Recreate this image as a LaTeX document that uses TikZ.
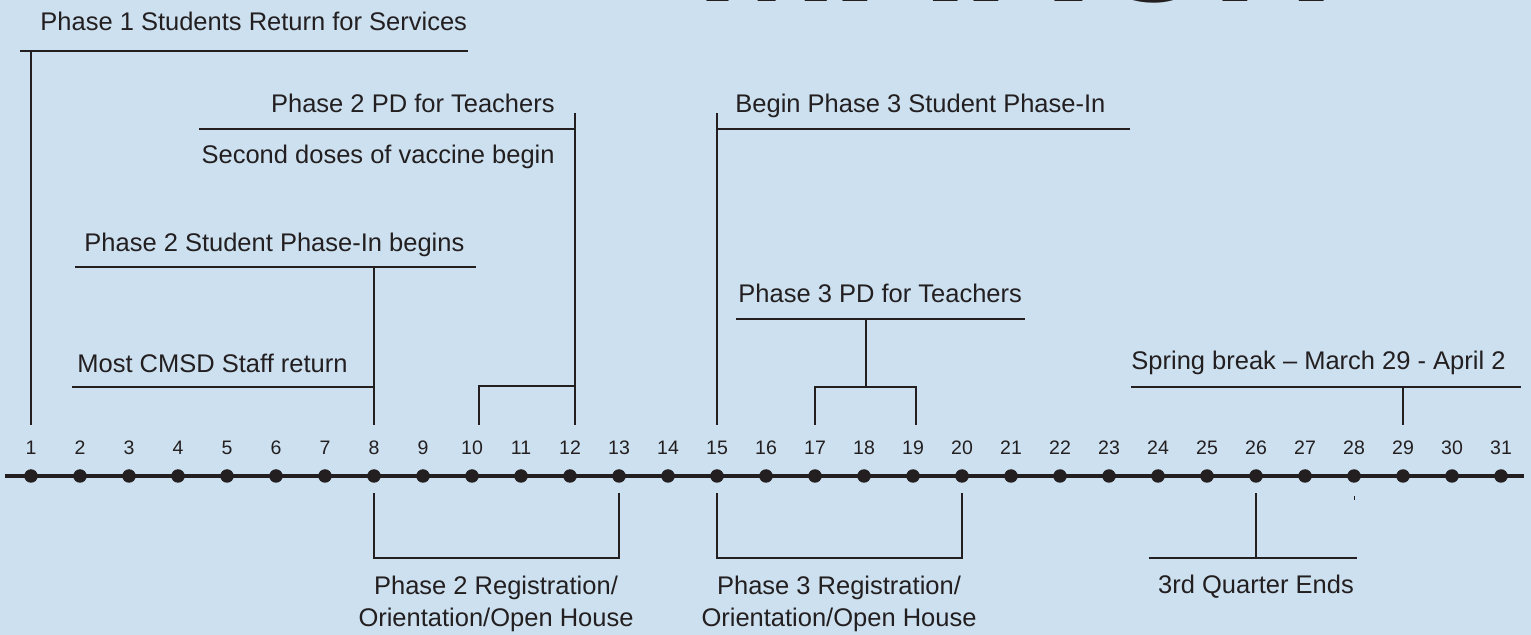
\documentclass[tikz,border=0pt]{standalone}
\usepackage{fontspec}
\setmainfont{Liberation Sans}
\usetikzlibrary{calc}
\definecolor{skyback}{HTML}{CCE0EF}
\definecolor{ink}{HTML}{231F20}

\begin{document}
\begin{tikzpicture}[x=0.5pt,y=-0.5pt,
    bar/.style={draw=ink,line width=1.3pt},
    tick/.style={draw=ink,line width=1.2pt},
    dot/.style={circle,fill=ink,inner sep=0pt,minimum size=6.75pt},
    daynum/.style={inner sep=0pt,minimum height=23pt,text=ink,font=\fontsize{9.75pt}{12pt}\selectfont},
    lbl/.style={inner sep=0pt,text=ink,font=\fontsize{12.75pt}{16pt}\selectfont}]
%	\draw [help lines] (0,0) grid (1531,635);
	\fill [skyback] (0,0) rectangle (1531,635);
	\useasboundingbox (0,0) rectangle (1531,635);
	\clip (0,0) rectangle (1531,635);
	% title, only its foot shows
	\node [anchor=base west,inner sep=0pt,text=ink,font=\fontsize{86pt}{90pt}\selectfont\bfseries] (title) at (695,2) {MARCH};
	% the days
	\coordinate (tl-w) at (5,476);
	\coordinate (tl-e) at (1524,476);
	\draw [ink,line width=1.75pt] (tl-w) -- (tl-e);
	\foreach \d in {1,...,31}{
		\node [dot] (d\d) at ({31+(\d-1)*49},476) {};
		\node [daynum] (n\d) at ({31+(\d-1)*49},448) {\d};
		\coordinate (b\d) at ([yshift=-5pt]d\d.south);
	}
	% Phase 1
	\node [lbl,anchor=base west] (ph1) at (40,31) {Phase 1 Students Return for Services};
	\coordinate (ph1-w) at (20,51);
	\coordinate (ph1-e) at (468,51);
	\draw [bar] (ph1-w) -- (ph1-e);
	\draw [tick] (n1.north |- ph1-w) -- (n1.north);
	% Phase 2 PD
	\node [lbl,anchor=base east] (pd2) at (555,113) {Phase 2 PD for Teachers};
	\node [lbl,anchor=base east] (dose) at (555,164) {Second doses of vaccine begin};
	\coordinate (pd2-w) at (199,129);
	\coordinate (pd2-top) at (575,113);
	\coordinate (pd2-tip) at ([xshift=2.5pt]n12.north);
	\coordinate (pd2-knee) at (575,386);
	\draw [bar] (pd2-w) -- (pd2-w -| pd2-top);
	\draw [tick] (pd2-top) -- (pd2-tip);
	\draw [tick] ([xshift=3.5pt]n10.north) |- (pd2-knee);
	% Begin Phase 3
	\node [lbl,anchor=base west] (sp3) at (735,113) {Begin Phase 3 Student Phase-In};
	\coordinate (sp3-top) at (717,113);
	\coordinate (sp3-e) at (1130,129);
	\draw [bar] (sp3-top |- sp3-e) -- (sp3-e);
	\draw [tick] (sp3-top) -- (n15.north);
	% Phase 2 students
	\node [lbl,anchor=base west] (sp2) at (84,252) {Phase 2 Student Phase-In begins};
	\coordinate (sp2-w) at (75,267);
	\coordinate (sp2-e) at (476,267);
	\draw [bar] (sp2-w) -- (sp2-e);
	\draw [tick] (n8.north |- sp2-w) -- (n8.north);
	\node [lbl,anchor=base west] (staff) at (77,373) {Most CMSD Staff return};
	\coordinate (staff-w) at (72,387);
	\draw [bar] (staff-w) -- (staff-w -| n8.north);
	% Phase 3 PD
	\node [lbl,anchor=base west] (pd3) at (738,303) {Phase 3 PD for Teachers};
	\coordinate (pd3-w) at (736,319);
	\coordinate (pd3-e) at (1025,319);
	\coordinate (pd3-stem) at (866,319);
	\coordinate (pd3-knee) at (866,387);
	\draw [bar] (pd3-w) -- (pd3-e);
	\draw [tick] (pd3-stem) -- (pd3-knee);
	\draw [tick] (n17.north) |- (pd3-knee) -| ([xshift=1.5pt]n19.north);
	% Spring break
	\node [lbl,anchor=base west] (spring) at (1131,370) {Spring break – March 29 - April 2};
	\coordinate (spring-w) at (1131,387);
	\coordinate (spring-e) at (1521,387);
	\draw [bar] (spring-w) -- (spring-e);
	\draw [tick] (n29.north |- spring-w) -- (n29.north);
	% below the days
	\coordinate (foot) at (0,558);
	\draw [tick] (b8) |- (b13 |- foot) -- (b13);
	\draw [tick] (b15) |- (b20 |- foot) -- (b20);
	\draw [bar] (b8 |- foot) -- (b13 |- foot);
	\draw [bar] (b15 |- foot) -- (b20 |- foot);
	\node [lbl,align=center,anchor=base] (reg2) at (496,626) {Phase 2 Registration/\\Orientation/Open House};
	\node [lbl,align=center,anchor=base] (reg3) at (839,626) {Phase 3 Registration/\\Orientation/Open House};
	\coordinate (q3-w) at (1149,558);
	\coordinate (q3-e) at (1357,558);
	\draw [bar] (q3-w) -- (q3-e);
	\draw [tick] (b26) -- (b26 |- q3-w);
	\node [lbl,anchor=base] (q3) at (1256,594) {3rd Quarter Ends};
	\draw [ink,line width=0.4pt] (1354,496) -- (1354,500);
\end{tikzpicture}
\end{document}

Required work: Restate the entire listing word for word, excluding pictures.

Response to the exercise:
Recreate this image as a LaTeX document that uses TikZ.
\documentclass[tikz,border=0pt]{standalone}
\usepackage{fontspec}
\setmainfont{Liberation Sans}
\usetikzlibrary{calc}
\definecolor{skyback}{HTML}{CCE0EF}
\definecolor{ink}{HTML}{231F20}

\begin{document}
\begin{tikzpicture}[x=0.5pt,y=-0.5pt,
    bar/.style={draw=ink,line width=1.3pt},
    tick/.style={draw=ink,line width=1.2pt},
    dot/.style={circle,fill=ink,inner sep=0pt,minimum size=6.75pt},
    daynum/.style={inner sep=0pt,minimum height=23pt,text=ink,font=\fontsize{9.75pt}{12pt}\selectfont},
    lbl/.style={inner sep=0pt,text=ink,font=\fontsize{12.75pt}{16pt}\selectfont}]
%	\draw [help lines] (0,0) grid (1531,635);
	\fill [skyback] (0,0) rectangle (1531,635);
	\useasboundingbox (0,0) rectangle (1531,635);
	\clip (0,0) rectangle (1531,635);
	% title, only its foot shows
	\node [anchor=base west,inner sep=0pt,text=ink,font=\fontsize{86pt}{90pt}\selectfont\bfseries] (title) at (695,2) {MARCH};
	% the days
	\coordinate (tl-w) at (5,476);
	\coordinate (tl-e) at (1524,476);
	\draw [ink,line width=1.75pt] (tl-w) -- (tl-e);
	\foreach \d in {1,...,31}{
		\node [dot] (d\d) at ({31+(\d-1)*49},476) {};
		\node [daynum] (n\d) at ({31+(\d-1)*49},448) {\d};
		\coordinate (b\d) at ([yshift=-5pt]d\d.south);
	}
	% Phase 1
	\node [lbl,anchor=base west] (ph1) at (40,31) {Phase 1 Students Return for Services};
	\coordinate (ph1-w) at (20,51);
	\coordinate (ph1-e) at (468,51);
	\draw [bar] (ph1-w) -- (ph1-e);
	\draw [tick] (n1.north |- ph1-w) -- (n1.north);
	% Phase 2 PD
	\node [lbl,anchor=base east] (pd2) at (555,113) {Phase 2 PD for Teachers};
	\node [lbl,anchor=base east] (dose) at (555,164) {Second doses of vaccine begin};
	\coordinate (pd2-w) at (199,129);
	\coordinate (pd2-top) at (575,113);
	\coordinate (pd2-tip) at ([xshift=2.5pt]n12.north);
	\coordinate (pd2-knee) at (575,386);
	\draw [bar] (pd2-w) -- (pd2-w -| pd2-top);
	\draw [tick] (pd2-top) -- (pd2-tip);
	\draw [tick] ([xshift=3.5pt]n10.north) |- (pd2-knee);
	% Begin Phase 3
	\node [lbl,anchor=base west] (sp3) at (735,113) {Begin Phase 3 Student Phase-In};
	\coordinate (sp3-top) at (717,113);
	\coordinate (sp3-e) at (1130,129);
	\draw [bar] (sp3-top |- sp3-e) -- (sp3-e);
	\draw [tick] (sp3-top) -- (n15.north);
	% Phase 2 students
	\node [lbl,anchor=base west] (sp2) at (84,252) {Phase 2 Student Phase-In begins};
	\coordinate (sp2-w) at (75,267);
	\coordinate (sp2-e) at (476,267);
	\draw [bar] (sp2-w) -- (sp2-e);
	\draw [tick] (n8.north |- sp2-w) -- (n8.north);
	\node [lbl,anchor=base west] (staff) at (77,373) {Most CMSD Staff return};
	\coordinate (staff-w) at (72,387);
	\draw [bar] (staff-w) -- (staff-w -| n8.north);
	% Phase 3 PD
	\node [lbl,anchor=base west] (pd3) at (738,303) {Phase 3 PD for Teachers};
	\coordinate (pd3-w) at (736,319);
	\coordinate (pd3-e) at (1025,319);
	\coordinate (pd3-stem) at (866,319);
	\coordinate (pd3-knee) at (866,387);
	\draw [bar] (pd3-w) -- (pd3-e);
	\draw [tick] (pd3-stem) -- (pd3-knee);
	\draw [tick] (n17.north) |- (pd3-knee) -| ([xshift=1.5pt]n19.north);
	% Spring break
	\node [lbl,anchor=base west] (spring) at (1131,370) {Spring break – March 29 - April 2};
	\coordinate (spring-w) at (1131,387);
	\coordinate (spring-e) at (1521,387);
	\draw [bar] (spring-w) -- (spring-e);
	\draw [tick] (n29.north |- spring-w) -- (n29.north);
	% below the days
	\coordinate (foot) at (0,558);
	\draw [tick] (b8) |- (b13 |- foot) -- (b13);
	\draw [tick] (b15) |- (b20 |- foot) -- (b20);
	\draw [bar] (b8 |- foot) -- (b13 |- foot);
	\draw [bar] (b15 |- foot) -- (b20 |- foot);
	\node [lbl,align=center,anchor=base] (reg2) at (496,626) {Phase 2 Registration/\\Orientation/Open House};
	\node [lbl,align=center,anchor=base] (reg3) at (839,626) {Phase 3 Registration/\\Orientation/Open House};
	\coordinate (q3-w) at (1149,558);
	\coordinate (q3-e) at (1357,558);
	\draw [bar] (q3-w) -- (q3-e);
	\draw [tick] (b26) -- (b26 |- q3-w);
	\node [lbl,anchor=base] (q3) at (1256,594) {3rd Quarter Ends};
	\draw [ink,line width=0.4pt] (1354,496) -- (1354,500);
\end{tikzpicture}
\end{document}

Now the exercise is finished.